• DATA EXCERPT
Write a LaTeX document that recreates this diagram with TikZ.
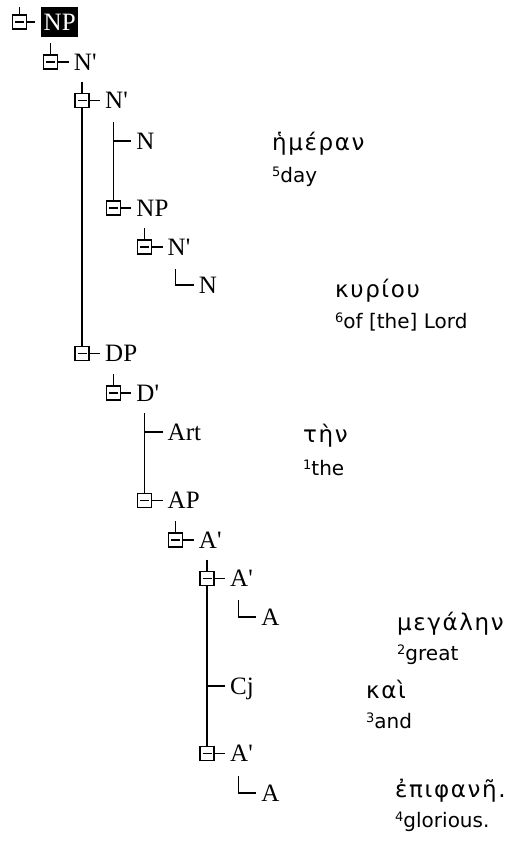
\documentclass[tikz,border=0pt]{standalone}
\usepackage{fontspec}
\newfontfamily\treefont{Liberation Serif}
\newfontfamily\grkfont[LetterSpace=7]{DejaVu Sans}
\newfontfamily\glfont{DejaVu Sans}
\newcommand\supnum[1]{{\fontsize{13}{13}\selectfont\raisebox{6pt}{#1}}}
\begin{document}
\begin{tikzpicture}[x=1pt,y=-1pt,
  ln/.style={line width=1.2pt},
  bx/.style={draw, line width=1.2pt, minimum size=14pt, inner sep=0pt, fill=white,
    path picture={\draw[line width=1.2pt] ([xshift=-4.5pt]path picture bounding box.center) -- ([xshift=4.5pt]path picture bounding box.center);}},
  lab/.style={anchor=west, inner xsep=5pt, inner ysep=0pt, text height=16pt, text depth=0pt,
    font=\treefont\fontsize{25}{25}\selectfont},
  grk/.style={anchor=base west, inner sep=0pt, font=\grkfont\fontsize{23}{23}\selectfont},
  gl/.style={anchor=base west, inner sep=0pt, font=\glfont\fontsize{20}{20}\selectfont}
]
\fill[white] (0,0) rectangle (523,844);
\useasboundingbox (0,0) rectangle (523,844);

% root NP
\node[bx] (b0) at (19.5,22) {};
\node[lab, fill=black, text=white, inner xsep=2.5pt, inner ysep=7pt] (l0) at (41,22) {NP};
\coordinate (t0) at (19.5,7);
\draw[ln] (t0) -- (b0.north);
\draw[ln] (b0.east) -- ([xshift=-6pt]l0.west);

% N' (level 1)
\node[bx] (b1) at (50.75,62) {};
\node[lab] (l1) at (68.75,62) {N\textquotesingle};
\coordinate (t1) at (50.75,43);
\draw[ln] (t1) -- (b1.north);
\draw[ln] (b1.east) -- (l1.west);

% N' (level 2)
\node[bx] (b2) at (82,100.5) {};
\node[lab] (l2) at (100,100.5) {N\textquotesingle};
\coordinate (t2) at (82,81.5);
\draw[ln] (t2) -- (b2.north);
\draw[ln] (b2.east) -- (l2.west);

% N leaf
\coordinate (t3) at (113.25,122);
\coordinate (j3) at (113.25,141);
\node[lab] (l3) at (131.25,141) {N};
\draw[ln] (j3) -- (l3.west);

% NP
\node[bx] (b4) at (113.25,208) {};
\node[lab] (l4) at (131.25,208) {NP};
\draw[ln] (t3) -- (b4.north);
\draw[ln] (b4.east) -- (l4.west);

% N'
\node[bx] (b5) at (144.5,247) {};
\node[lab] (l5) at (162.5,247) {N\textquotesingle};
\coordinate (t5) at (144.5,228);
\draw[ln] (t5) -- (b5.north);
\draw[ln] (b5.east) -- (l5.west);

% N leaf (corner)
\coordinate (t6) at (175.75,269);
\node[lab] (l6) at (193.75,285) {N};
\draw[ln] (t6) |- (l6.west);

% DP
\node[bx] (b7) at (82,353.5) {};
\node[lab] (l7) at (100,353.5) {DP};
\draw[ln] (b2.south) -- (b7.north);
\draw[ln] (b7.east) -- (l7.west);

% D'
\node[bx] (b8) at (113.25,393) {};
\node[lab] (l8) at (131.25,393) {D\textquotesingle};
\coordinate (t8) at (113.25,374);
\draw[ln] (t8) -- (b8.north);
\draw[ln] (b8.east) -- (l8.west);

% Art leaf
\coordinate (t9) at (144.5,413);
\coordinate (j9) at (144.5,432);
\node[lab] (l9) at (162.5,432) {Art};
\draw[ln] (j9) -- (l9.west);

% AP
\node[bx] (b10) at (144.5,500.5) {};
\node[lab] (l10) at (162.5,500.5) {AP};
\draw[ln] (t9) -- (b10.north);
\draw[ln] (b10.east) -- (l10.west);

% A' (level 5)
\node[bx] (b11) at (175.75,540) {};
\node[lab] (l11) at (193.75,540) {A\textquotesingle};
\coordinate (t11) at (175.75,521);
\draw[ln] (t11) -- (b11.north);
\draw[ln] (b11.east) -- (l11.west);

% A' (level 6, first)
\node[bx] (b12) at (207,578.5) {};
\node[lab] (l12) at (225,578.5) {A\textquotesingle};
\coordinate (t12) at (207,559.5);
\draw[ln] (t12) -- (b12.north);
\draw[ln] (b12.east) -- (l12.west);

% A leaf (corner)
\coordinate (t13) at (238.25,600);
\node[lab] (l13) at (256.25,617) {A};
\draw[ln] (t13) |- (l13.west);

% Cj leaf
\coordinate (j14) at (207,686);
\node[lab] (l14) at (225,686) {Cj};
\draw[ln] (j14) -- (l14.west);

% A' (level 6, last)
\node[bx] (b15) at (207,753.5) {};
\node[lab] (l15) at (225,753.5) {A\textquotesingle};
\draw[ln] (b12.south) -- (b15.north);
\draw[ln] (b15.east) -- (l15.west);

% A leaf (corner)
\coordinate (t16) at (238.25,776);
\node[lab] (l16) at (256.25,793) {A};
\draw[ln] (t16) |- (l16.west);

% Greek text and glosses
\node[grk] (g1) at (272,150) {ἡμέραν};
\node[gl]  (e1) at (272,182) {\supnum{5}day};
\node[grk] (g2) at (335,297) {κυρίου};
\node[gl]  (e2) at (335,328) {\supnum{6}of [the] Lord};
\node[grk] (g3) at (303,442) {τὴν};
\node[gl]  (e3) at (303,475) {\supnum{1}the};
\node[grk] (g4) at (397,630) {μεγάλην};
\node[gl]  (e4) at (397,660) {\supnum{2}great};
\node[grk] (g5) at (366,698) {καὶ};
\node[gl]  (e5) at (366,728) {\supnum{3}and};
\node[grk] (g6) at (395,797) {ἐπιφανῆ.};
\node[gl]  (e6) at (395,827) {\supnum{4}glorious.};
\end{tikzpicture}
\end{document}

• WHAT IS EXPECTED
Print out the whole of the material word for word, without pictures.

• FULL ANSWER
Write a LaTeX document that recreates this diagram with TikZ.
\documentclass[tikz,border=0pt]{standalone}
\usepackage{fontspec}
\newfontfamily\treefont{Liberation Serif}
\newfontfamily\grkfont[LetterSpace=7]{DejaVu Sans}
\newfontfamily\glfont{DejaVu Sans}
\newcommand\supnum[1]{{\fontsize{13}{13}\selectfont\raisebox{6pt}{#1}}}
\begin{document}
\begin{tikzpicture}[x=1pt,y=-1pt,
  ln/.style={line width=1.2pt},
  bx/.style={draw, line width=1.2pt, minimum size=14pt, inner sep=0pt, fill=white,
    path picture={\draw[line width=1.2pt] ([xshift=-4.5pt]path picture bounding box.center) -- ([xshift=4.5pt]path picture bounding box.center);}},
  lab/.style={anchor=west, inner xsep=5pt, inner ysep=0pt, text height=16pt, text depth=0pt,
    font=\treefont\fontsize{25}{25}\selectfont},
  grk/.style={anchor=base west, inner sep=0pt, font=\grkfont\fontsize{23}{23}\selectfont},
  gl/.style={anchor=base west, inner sep=0pt, font=\glfont\fontsize{20}{20}\selectfont}
]
\fill[white] (0,0) rectangle (523,844);
\useasboundingbox (0,0) rectangle (523,844);

% root NP
\node[bx] (b0) at (19.5,22) {};
\node[lab, fill=black, text=white, inner xsep=2.5pt, inner ysep=7pt] (l0) at (41,22) {NP};
\coordinate (t0) at (19.5,7);
\draw[ln] (t0) -- (b0.north);
\draw[ln] (b0.east) -- ([xshift=-6pt]l0.west);

% N' (level 1)
\node[bx] (b1) at (50.75,62) {};
\node[lab] (l1) at (68.75,62) {N\textquotesingle};
\coordinate (t1) at (50.75,43);
\draw[ln] (t1) -- (b1.north);
\draw[ln] (b1.east) -- (l1.west);

% N' (level 2)
\node[bx] (b2) at (82,100.5) {};
\node[lab] (l2) at (100,100.5) {N\textquotesingle};
\coordinate (t2) at (82,81.5);
\draw[ln] (t2) -- (b2.north);
\draw[ln] (b2.east) -- (l2.west);

% N leaf
\coordinate (t3) at (113.25,122);
\coordinate (j3) at (113.25,141);
\node[lab] (l3) at (131.25,141) {N};
\draw[ln] (j3) -- (l3.west);

% NP
\node[bx] (b4) at (113.25,208) {};
\node[lab] (l4) at (131.25,208) {NP};
\draw[ln] (t3) -- (b4.north);
\draw[ln] (b4.east) -- (l4.west);

% N'
\node[bx] (b5) at (144.5,247) {};
\node[lab] (l5) at (162.5,247) {N\textquotesingle};
\coordinate (t5) at (144.5,228);
\draw[ln] (t5) -- (b5.north);
\draw[ln] (b5.east) -- (l5.west);

% N leaf (corner)
\coordinate (t6) at (175.75,269);
\node[lab] (l6) at (193.75,285) {N};
\draw[ln] (t6) |- (l6.west);

% DP
\node[bx] (b7) at (82,353.5) {};
\node[lab] (l7) at (100,353.5) {DP};
\draw[ln] (b2.south) -- (b7.north);
\draw[ln] (b7.east) -- (l7.west);

% D'
\node[bx] (b8) at (113.25,393) {};
\node[lab] (l8) at (131.25,393) {D\textquotesingle};
\coordinate (t8) at (113.25,374);
\draw[ln] (t8) -- (b8.north);
\draw[ln] (b8.east) -- (l8.west);

% Art leaf
\coordinate (t9) at (144.5,413);
\coordinate (j9) at (144.5,432);
\node[lab] (l9) at (162.5,432) {Art};
\draw[ln] (j9) -- (l9.west);

% AP
\node[bx] (b10) at (144.5,500.5) {};
\node[lab] (l10) at (162.5,500.5) {AP};
\draw[ln] (t9) -- (b10.north);
\draw[ln] (b10.east) -- (l10.west);

% A' (level 5)
\node[bx] (b11) at (175.75,540) {};
\node[lab] (l11) at (193.75,540) {A\textquotesingle};
\coordinate (t11) at (175.75,521);
\draw[ln] (t11) -- (b11.north);
\draw[ln] (b11.east) -- (l11.west);

% A' (level 6, first)
\node[bx] (b12) at (207,578.5) {};
\node[lab] (l12) at (225,578.5) {A\textquotesingle};
\coordinate (t12) at (207,559.5);
\draw[ln] (t12) -- (b12.north);
\draw[ln] (b12.east) -- (l12.west);

% A leaf (corner)
\coordinate (t13) at (238.25,600);
\node[lab] (l13) at (256.25,617) {A};
\draw[ln] (t13) |- (l13.west);

% Cj leaf
\coordinate (j14) at (207,686);
\node[lab] (l14) at (225,686) {Cj};
\draw[ln] (j14) -- (l14.west);

% A' (level 6, last)
\node[bx] (b15) at (207,753.5) {};
\node[lab] (l15) at (225,753.5) {A\textquotesingle};
\draw[ln] (b12.south) -- (b15.north);
\draw[ln] (b15.east) -- (l15.west);

% A leaf (corner)
\coordinate (t16) at (238.25,776);
\node[lab] (l16) at (256.25,793) {A};
\draw[ln] (t16) |- (l16.west);

% Greek text and glosses
\node[grk] (g1) at (272,150) {ἡμέραν};
\node[gl]  (e1) at (272,182) {\supnum{5}day};
\node[grk] (g2) at (335,297) {κυρίου};
\node[gl]  (e2) at (335,328) {\supnum{6}of [the] Lord};
\node[grk] (g3) at (303,442) {τὴν};
\node[gl]  (e3) at (303,475) {\supnum{1}the};
\node[grk] (g4) at (397,630) {μεγάλην};
\node[gl]  (e4) at (397,660) {\supnum{2}great};
\node[grk] (g5) at (366,698) {καὶ};
\node[gl]  (e5) at (366,728) {\supnum{3}and};
\node[grk] (g6) at (395,797) {ἐπιφανῆ.};
\node[gl]  (e6) at (395,827) {\supnum{4}glorious.};
\end{tikzpicture}
\end{document}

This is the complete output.